Maya history is a bit hazy in many aspects, but that is because it begins over 4,500 years ago.
The Olmec had an existing civilization that appears to have become the foundation for the Mayan culture in many areas including astronomy and writing.
The first period is called the Pre-Classic period.
During this time the Mayas were establishing their territories, settling farms, and eventually beginning the massive construction of the amazing buildings that still stand today.
But it's in 300 AD to 900 AD, the Classic Period, that Mayans reached their zenith in the sciences, architecture, astrology, writing, and calendaring.
The Mayans were a hierarchal society that lived in an area now called Mexico, Guatemala, Belize, San Salvador and Honduras.
The Mayas apparently first settled in the north of Yucatan as far back as 2,600 BC so by the time 300 AD arrived the Mayan civilization was flourishing.
Having settled first as nomadic hunters and then farmers, the classic period was one rich with new inventions, scientific documentation, and a hierarchal society that was ruled by kings.
The Mayans were not quite as bloodthirsty as the Aztecs, but they did use blood sacrifices to keep their gods happy.
Many of the buildings and structures that stand to this day were built to honor the gods.
The Mayan pyramids had temples for spiritual ceremonies, and observatories.

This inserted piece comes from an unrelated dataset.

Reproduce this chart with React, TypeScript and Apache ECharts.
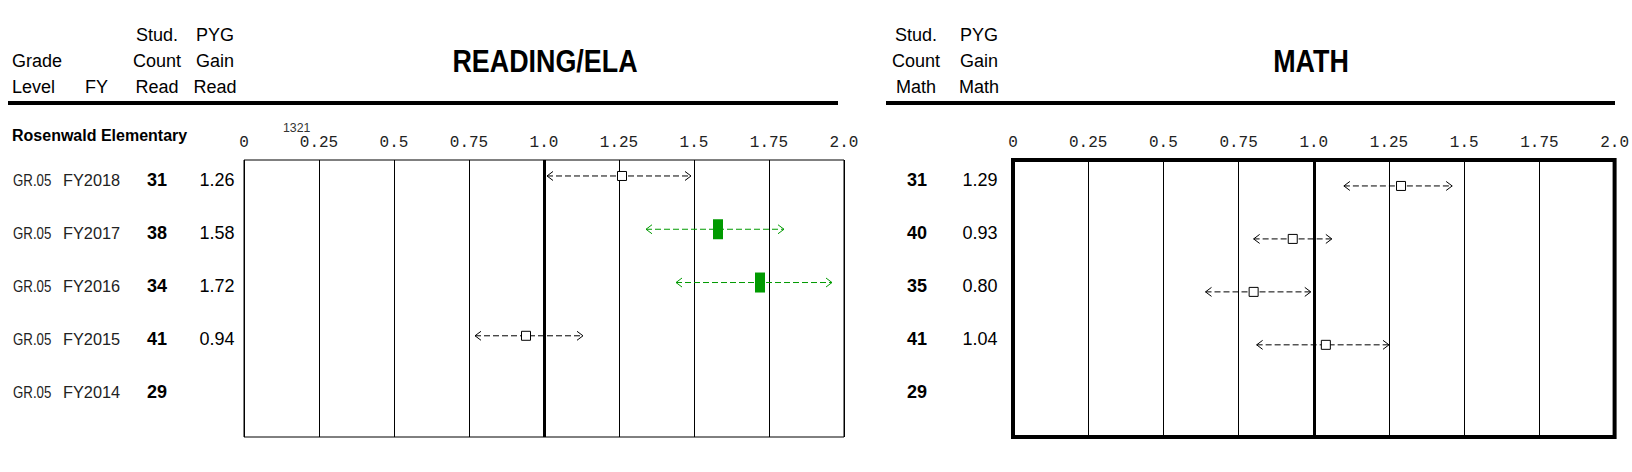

During this period of Mayan history, the Mayans documented their lives, beliefs, and astrological findings on paper made from fig bark called "Codices" and used jaguar skin book covers.
They carved Mayan glyphs into stone also.
Also amazing is the fact the Mayans created the Mayan calendar that began in 3,114 BC and ran into the future while making accurate astronomical calculations.
Even after the Classic period the rich culture continued to flourish in the form of Mayan murals, elaborate tombs for kings, palatial structures, and Mayan sculptures.
Around 900 AD the Post-Classic period began. During the period stretching to the 16th century, the Mayans became more warlike as invading cultures started to conquer and dominate.
The Toltec influence reached into the Yucatan, and the Toltec eventually became the Chichen Itza rulers.
The Aztecs became more powerful, but it was the arrival of the Spaniards that changed the course of history.
In 1519, Hernan Cortez began a Spanish expedition that marked the beginning of the Conquest of Mexico.
The invading Spaniards defeated the Aztecs and began to rebuild the Aztec city of Tenochtitlan to their liking.
The Spaniards then colonized Yucatan and overpowered the Mayan residents.
In 1546 the Mayans rebelled and regained control of the Yucatan Peninsula for a period of time, but were eventually defeated again by the Spaniards.
One of the saddest events in Maya history occurred when Spanish Inquisitor, Friar Diego de Landa decided to destroy many of the Mayan artifacts.
In 1562, he destroyed over 5000 Mayan figures carved in stone and made of clay and burned most of the written manuscripts. It was an attempt to force Mayans to abandon "pagan practices".
In the following 150 years, the Spaniards ruled, and then in 1810 the Mexican War of Independence began.
For a while there was an uneasy co-existence of monarchy and republic, but eventually the republic took permanent shape.
By 1847 the Mayans attempted to regain control of half of Yucatan out of desperation to end tirany, poverty and hunger.
The Mexican National Army defeated the Mayans, but not easily, with the War of the Castes lasting until 1866 through ongoing battles in various remote areas.
During the next years, the republic solidified until the Mexican Revolution in 1911.
The revolution was prompted by an economy that had created a class structure of very rich and very poor.
After the reconstruction, the country entered a period of stability. Cancun officially opened to tourism in 1974 and has become one of the most interesting and beautiful vacation spots in the world.
So where are the Mayans today?
There are between 6 and 7 million Mayans living in Mexico and Central America right now.
In other words, Maya history is still being written.